One feels the need to be clear: there’s no call to trash actual exotic dancers for presenting themselves the way that they do. They’re just working stiffs (ha!) like the rest of us. Their jobs have a dress requirement and that’s that.

But for a lot of the last decade, everyone from pop stars to mall ’tweens, girls with no experience in any aspect of the sex industry (in Saskatchewan, stripping isn’t even a career option) were wearing its uniform.

A plastic, wet-lipped, Girlicious, fake-orgasm-face version of sexy crowded out all others. Barrrrf.

And yet, look at a “sexy” video from way back in the ’90s, like Salt’n’Pepa’s “Whatta Man”. Right away it’s clear that it’s perfectly possible for women to sing about sex and be sexy — even in a slightly cheap way — without ever pretending to be a professional sex worker.

Sex, and its media portrayal, can and should be fun, funny, trashy, sleazy, or voyeuristic. Whatever floats your boat. And lately, it seems like the pop culture pendulum has been swinging back to a much more interesting, individual — and occasionally genuinely shocking — portrayal of female sexuality.

Take Oscar-winning screenwriter Diablo Cody, for example. Cody is a former stripper, and most of the criticism of her films has been personally directed at her: for her appearance, her history, but mostly it’s just been snipes along the lines of “How dare that tart try to be clever?”

Yet Cody continues to write female characters with complex and assertive attitudes towards sex. The fumbling adolescents of Juno and raging monsters of Jennifer’s Body don’t fit anyone’s trite fantasy of naughty schoolgirls.

“It’s funny how something so normal and mundane that you see every day — your body — can be controversial,” said Beth Ditto in an interview with Black Book magazine back in April. Ditto, a pretty, short, fat, queer powerhouse of a singer, has straddled the worlds of punk rock and haute couture for a few years now. Her complete lack of physical shame (she’ll often end a high-energy show stripped down to her undies), and her confidence and joy in her body, are inspiring to behold. And sexy as hell.

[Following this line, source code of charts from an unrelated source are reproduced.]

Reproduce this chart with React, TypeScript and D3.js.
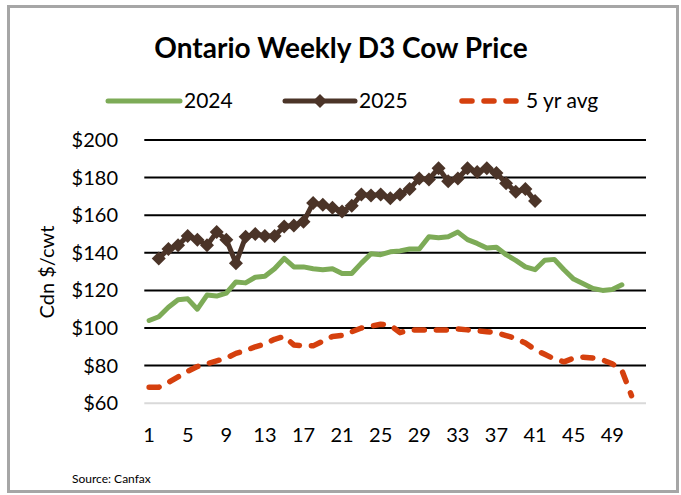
import React, { useEffect, useRef } from "react";
import * as d3 from "d3";

// weekly price, Cdn $/cwt (index 0 = week 1)
const price2024 = [
  104, 106, 111, 115, 115.5, 110, 117.5, 117, 118.5, 124.5, 124, 127, 127.5, 131.5, 137, 132.5,
  132.5, 131.5, 131, 131.5, 129, 129, 134.5, 139.5, 139, 140.5, 141, 142, 142, 148.5, 148,
  148.5, 151, 147, 145, 142.5, 143, 139, 136, 132.5, 131, 136, 136.5, 131, 126, 123.5, 121,
  120, 120.5, 123,
];
const price2025 = [
  null, 137, 142, 144, 149, 147, 144, 151, 147, 134.5, 148.5, 150, 149, 149, 154, 154.5,
  156.5, 166.5, 165.5, 164, 162, 165, 171, 170.5, 171, 169, 171, 174, 179.5, 179, 185, 178,
  179.5, 185, 183, 185, 182.5, 177, 172.5, 174, 167.5,
];
const avg5yr = [
  68.5, 68.5, 71, 74, 77, 79.5, 81, 82.5, 84, 86.5, 88, 90, 91.5, 94, 95.5, 91, 90.5, 90.5,
  93, 95.5, 96, 98, 100, 101, 102, 101.5, 97.5, 99, 99, 99, 99, 99, 99.5, 99, 98.5, 98, 97.5,
  96, 94.5, 92, 88.5, 86, 83.5, 82, 84, 84.5, 84, 83, 81, 77.5, 64,
];

const weekCount = 52;
const xTickWeeks = [1, 5, 9, 13, 17, 21, 25, 29, 33, 37, 41, 45, 49];
const yTickValues = [60, 80, 100, 120, 140, 160, 180, 200];

const seriesNames = ["2024", "2025", "5 yr avg"];
const GREEN = "#7DAB57";
const BROWN = "#4B3428";
const RED = "#D5400E";
const FONT = "Lato, 'Open Sans', sans-serif";

const diamond = (r) => `M0,${-r}L${r},0L0,${r}L${-r},0Z`;

const App = () => {
  const ref = useRef(null);

  useEffect(() => {
    const width = 681;
    const height = 495;
    const plot = { left: 144.3, right: 646, top: 140, bottom: 403.2 };

    const svg = d3
      .select(ref.current)
      .html("")
      .append("svg")
      .attr("width", width)
      .attr("height", height)
      .style("position", "absolute")
      .style("left", 0)
      .style("top", 0)
      .style("background", "#fff");

    // outer frame
    svg
      .append("rect")
      .attr("x", 8.5)
      .attr("y", 6.5)
      .attr("width", 669)
      .attr("height", 485)
      .attr("fill", "#fff")
      .attr("stroke", "#A6A6A6")
      .attr("stroke-width", 3);

    const x = d3
      .scaleBand()
      .domain(d3.range(1, weekCount + 1))
      .range([plot.left, plot.right])
      .padding(0);
    const cx = (w) => x(w) + x.bandwidth() / 2;

    const y = d3.scaleLinear().domain([60, 200]).range([plot.bottom, plot.top]);

    // gridlines
    svg
      .append("g")
      .selectAll("line")
      .data(yTickValues.filter((v) => v > 60))
      .join("line")
      .attr("x1", plot.left)
      .attr("x2", plot.right)
      .attr("y1", (d) => y(d))
      .attr("y2", (d) => y(d))
      .attr("stroke", "#000")
      .attr("stroke-width", 2);

    // x axis line
    svg
      .append("line")
      .attr("x1", plot.left)
      .attr("x2", plot.right)
      .attr("y1", y(60))
      .attr("y2", y(60))
      .attr("stroke", "#D9D9D9")
      .attr("stroke-width", 2);

    // y tick labels
    svg
      .append("g")
      .selectAll("text")
      .data(yTickValues)
      .join("text")
      .attr("x", 118)
      .attr("y", (d) => y(d))
      .attr("dy", "0.35em")
      .attr("text-anchor", "end")
      .attr("font-family", FONT)
      .attr("font-size", 20)
      .attr("fill", "#000")
      .text((d) => `$${d}`);

    // x tick labels
    svg
      .append("g")
      .selectAll("text")
      .data(xTickWeeks)
      .join("text")
      .attr("x", (d) => cx(d))
      .attr("y", 435)
      .attr("dy", "0.35em")
      .attr("text-anchor", "middle")
      .attr("font-family", FONT)
      .attr("font-size", 20)
      .attr("fill", "#000")
      .text((d) => d);

    // y axis title
    svg
      .append("text")
      .attr("transform", "translate(47,272) rotate(-90)")
      .attr("dy", "0.35em")
      .attr("text-anchor", "middle")
      .attr("font-family", FONT)
      .attr("font-size", 20)
      .attr("fill", "#000")
      .text("Cdn $/cwt");

    const line = d3
      .line()
      .defined((d) => d != null)
      .x((d, i) => cx(i + 1))
      .y((d) => y(d))
      .curve(d3.curveLinear);

    // 5 yr avg
    svg
      .append("path")
      .datum(avg5yr)
      .attr("d", line)
      .attr("fill", "none")
      .attr("stroke", RED)
      .attr("stroke-width", 5.5)
      .attr("stroke-dasharray", "10,12")
      .attr("stroke-linecap", "round")
      .attr("stroke-linejoin", "round");

    // 2024
    svg
      .append("path")
      .datum(price2024)
      .attr("d", line)
      .attr("fill", "none")
      .attr("stroke", GREEN)
      .attr("stroke-width", 5)
      .attr("stroke-linecap", "round")
      .attr("stroke-linejoin", "round");

    // 2025 with diamond markers
    svg
      .append("path")
      .datum(price2025)
      .attr("d", line)
      .attr("fill", "none")
      .attr("stroke", BROWN)
      .attr("stroke-width", 5)
      .attr("stroke-linejoin", "round");

    svg
      .append("g")
      .selectAll("path")
      .data(price2025.map((v, i) => ({ v, w: i + 1 })).filter((d) => d.v != null))
      .join("path")
      .attr("transform", (d) => `translate(${cx(d.w)},${y(d.v)})`)
      .attr("d", diamond(7))
      .attr("fill", BROWN);

    // title
    svg
      .append("text")
      .attr("x", 341)
      .attr("y", 48)
      .attr("dy", "0.35em")
      .attr("text-anchor", "middle")
      .attr("font-family", FONT)
      .attr("font-size", 28)
      .attr("font-weight", "bold")
      .attr("fill", "#000")
      .text("Ontario Weekly D3 Cow Price");

    // legend
    const legendY = 101;
    const legend = [
      { name: seriesNames[0], x0: 108, x1: 180, color: GREEN, dash: null, marker: false },
      { name: seriesNames[1], x0: 285, x1: 355, color: BROWN, dash: null, marker: true },
      { name: seriesNames[2], x0: 462, x1: 522, color: RED, dash: "10,12", marker: false },
    ];
    const lg = svg.append("g");
    legend.forEach((d) => {
      lg.append("line")
        .attr("x1", d.x0)
        .attr("x2", d.x1)
        .attr("y1", legendY)
        .attr("y2", legendY)
        .attr("stroke", d.color)
        .attr("stroke-width", d.dash ? 5.5 : 5)
        .attr("stroke-dasharray", d.dash)
        .attr("stroke-linecap", "round");
      if (d.marker) {
        lg.append("path")
          .attr("transform", `translate(${(d.x0 + d.x1) / 2},${legendY})`)
          .attr("d", diamond(7))
          .attr("fill", d.color);
      }
      lg.append("text")
        .attr("x", d.x1 + 4)
        .attr("y", legendY)
        .attr("dy", "0.35em")
        .attr("font-family", FONT)
        .attr("font-size", 21)
        .attr("fill", "#000")
        .text(d.name);
    });

    // source note
    svg
      .append("text")
      .attr("x", 72)
      .attr("y", 479)
      .attr("dy", "0.35em")
      .attr("font-family", FONT)
      .attr("font-size", 12)
      .attr("fill", "#000")
      .text("Source:  Canfax");
  }, []);

  return <div ref={ref} />;
};

export default App;
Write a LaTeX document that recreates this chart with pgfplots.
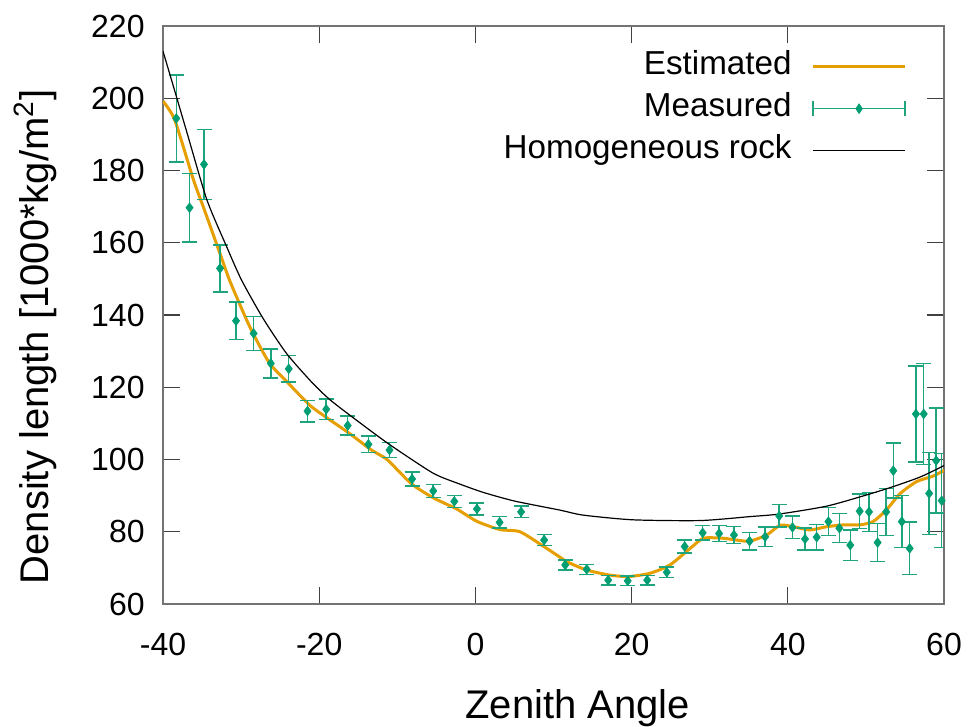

At the recent Golden Globe awards, musician Amanda Palmer of the Dresden Dolls and nominee-and-then-winner Mo’Nique appeared in, respectively, a vintage ’20s flapper dress and a long, shimmering ball gown. Both ladies looked stunning on the red carpet, but got most of their media attention for daring to show… body hair. Now, many women aren’t shavers, but the subversive thing was how much fun these two had with it. Palmer struck poses. Mo’Nique, grinning, hiked her skirt up to the knee to show off for the cameras.

Women in popular culture are finally moving away from the assumption that titillation is rebellious, but it isn’t anything new. When Jennifer Lopez caused a stir wearing a Versace nekkid dress to the Oscars (back in those innocent ’90s), she wasn’t shocking anyone. She was just being a starlet in tiny clothes, and the people who always get outraged did their jobs and TA DA! A star was born. But the role of the Naughty Sexy Girl has been done to death.

But right now, Lady Gaga can become a pop superstar in a bizarre robot getup and drag queen makeup. Right now, more and more women artists with bravery, humour, and talent are pushing through sexy, into the grotesque, and back to sexy again.

And that’s when things start to get interesting. That’s when it gets revolutionary.